Em uma das conversas, Manuela disse que Glenn era a “melhor pessoa” para ter repassado o conteúdo hackeado.
Delgatti, por sua vez, disse que não havia pensado no nome do jornalista antes, mas depois reconheceu ter sido esta a “melhor saída”.
“Era tudo o que eu precisava. Mas acredito que não caiu sua ficha (dele) ainda”, avaliou.
Manuela, por sua vez, discordou: “Caiu sim. Por isso pensei no jornalista mais capaz e com credibilidade mundial”.
Hacker proativo
Durante a troca de mensagens, o hacker era mais proativo nas conversas, enquanto a ex-deputada era mais econômica e cautelosa com as palavras. Diante de cada frase de Manuela, Walter respondia com várias outras mensagens.
Em certa ocasião, ao avaliar a reação de Glenn ao receber o pacote de mensagens interceptadas, o hacker vibrou:
“Ele ficou louco lá. Foi comprar computadores novos para os arquivos. Já fizeram não sei quem ir de BSB (Brasília) até eles”.
Em um dos diálogos, Manuela se mostrou preocupada com o fato de o celular do então deputado Jean Wyllys (PSOL-RJ) ter recebido uma ligação, do seu Telegram, sem que ela de fato tivesse efetuado tal chamada.
“Oi, você ligou para o Jean do meu Telegram?”, questionou Manuela.
Walter, imediatamente, respondeu: “Liguei no dia hahahaha. Para tentar falar com ele. Aí quando falei com você. Eu saí e não liguei mais”, diz ele, sugerindo: “Diz que foi um equívoco”.
Com o tempo, Delgatti também passa a ostentar suas façanhas com as contas hackeadas. Uma delas é a de contatos ligados ao filho do presidente e deputado federal Eduardo Bolsonaro (PSL-SP). Também exibe documentos interceptados de grupos de procuradores. A ex-deputada responde sem prolongar a conversa.

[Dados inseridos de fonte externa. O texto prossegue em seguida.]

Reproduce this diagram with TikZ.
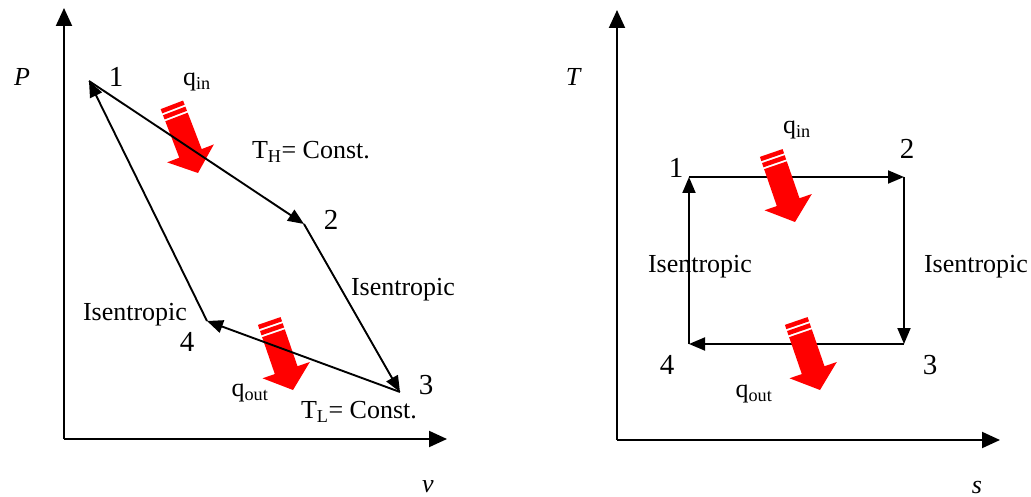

“(Caraca), eu estou em BH (Belo Horizonte) trabalhando, por isso não consigo olhar muito aqui.”, disse Manuela em uma das respostas.
O Hacker respondeu: “Quando tiver um tempo você vê”, completando:
“Eu sei que estou falando bastante. Não sou assim, apenas estou empolgado em poder contar para alguém essas coisas. Estava tudo preso comigo há meses”.
Tinder
Durante todo período de conversa, o hacker dizia para Manuela que estava fora do Brasil. Em uma das interações, contou que costumava usar o aplicativo de relacionamentos Tinder, mas que, quando falava que era do Brasil, não costumava se dar bem. “Tomo um ‘ban’, acredita? Preciso mentir agora e dizer que sou da Suíça.”
Depois de mais algumas mensagens, Manuela respondeu: “Tô rindo do seu Tinder”.
No dia 17 de maio, o hacker questionou Manuela como estavam os avanços. Ela disse apenas que não havia falado mais com Glenn e que imaginava que ele estivesse trabalhando bastante.
“Você está passando tudo para o Gleen? Combinei com ele que tudo iria para ele, pois ele é jornalista com credibilidade para investigar as denúncias e publicá-las”, afirmou a ex-deputada.
A defesa de Manuela foi procurada, mas ainda não se manifestou.